Linking tables and finding duplicates

I have been working in parsing the already scrapped websites and I figured out that I need to know in advance the structure of the file that I want to generate. This is important because it must be delineated by the structure of the tables in the database.

The parsing outcome of the websites will be a .csv file all the data for a specific website. This is the lower-level moment with the data structured, so it is a good moment for assigning an id for the entities. If the id is assigned later, it will be harder to solve problems because we will be already in the structure of the database.

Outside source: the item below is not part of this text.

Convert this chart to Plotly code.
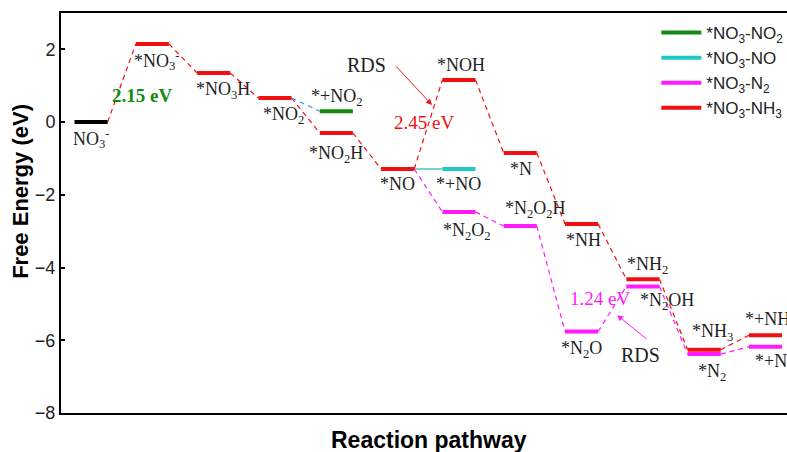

We could also use a script to ensure that there is no duplicates in the table, and if it finds duplicates we could take two options:

  • to write a second csv file with all the duplicate entries, while in the first one there are only the unique ones
  • to write a unique csv file where all the duplicate entries can be marked in the id column by a special character that can be fixed manually (e.g., id = *1234)

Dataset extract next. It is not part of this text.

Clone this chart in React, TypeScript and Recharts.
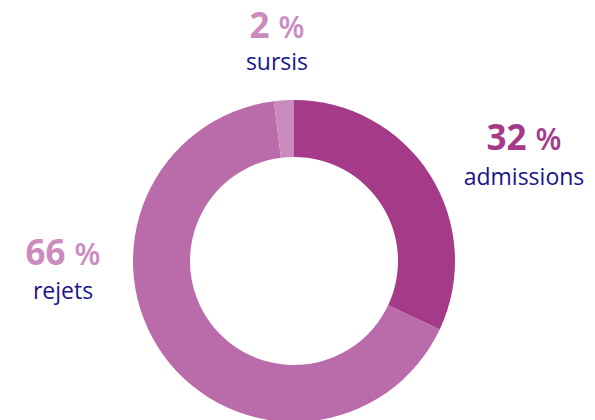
import React from "react";
import { PieChart, Pie, Cell } from "recharts";

const categories = ["admissions", "rejets", "sursis"];
const shares = [32, 66, 2];

const SLICE_COLORS = ["#A53A89", "#BA6BAA", "#CA8ABD"];
const PCT_COLORS = ["#A53A89", "#CC8BBF", "#CC8BBF"];
const NAVY = "#1A1488";

// label anchor offsets from the pie centre (pct baseline, name baseline)
const LABEL_POS = [
  { dx: 230, pctY: -111, nameY: -76 },
  { dx: -231, pctY: 4, nameY: 38 },
  { dx: -17, pctY: -223, nameY: -191 },
];

const data = categories.map((name, i) => ({ name, value: shares[i] }));

const FONT = "'Open Sans', sans-serif";

function renderLabel(props: any) {
  const { cx, cy, index, value, name } = props;
  const p = LABEL_POS[index];
  const x = cx + p.dx;
  return (
    <g key={`lbl-${index}`}>
      <text
        x={x}
        y={cy + p.pctY}
        textAnchor="middle"
        fill={PCT_COLORS[index]}
        fontFamily={FONT}
        fontWeight={700}
        fontSize={35}
      >
        {value} <tspan fontSize={30} fontWeight={600}>%</tspan>
      </text>
      <text
        x={x}
        y={cy + p.nameY}
        textAnchor="middle"
        fill={NAVY}
        fontFamily={FONT}
        fontSize={23}
      >
        {name}
      </text>
    </g>
  );
}

export default function App() {
  return (
    <div style={{ position: "absolute", left: 0, top: 0, width: 595, height: 420, background: "#fff" }}>
      <PieChart width={595} height={420} margin={{ top: 0, right: 0, bottom: 0, left: 0 }}>
        <Pie
          data={data}
          dataKey="value"
          nameKey="name"
          cx={294}
          cy={261}
          innerRadius={104}
          outerRadius={161}
          startAngle={90}
          endAngle={-270}
          stroke="none"
          label={renderLabel}
          labelLine={false}
          isAnimationActive={false}
        >
          {data.map((_, i) => (
            <Cell key={`cell-${i}`} fill={SLICE_COLORS[i]} />
          ))}
        </Pie>
      </PieChart>
    </div>
  );
}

Database design brainstorming

I’ve been working in the design of the tables for representing all the entities that I would like to make available in my database. For the moment, what I can see for the repository are the following tables and the relations between them:
However, after a conversation with Corina MacDonald, she suggested me that all the album reviews, interviews, pictures, and any possible future material could be considered as a RESOURCE. Also, a composer, photographer, director, journalist and any other person could be part of a PEOPLE table. I have been trying to put these ideas into one schema, and the result, still fuzzy is:
After parsing some people linked to artists, I have been refining a little bit the DB structure. In the PEOPLE_ARTIST table I will be storing an array with the instruments that a person played in a specific artist, also the type of relations (e.g., one-to-many, many-to-many, etc) is now declared.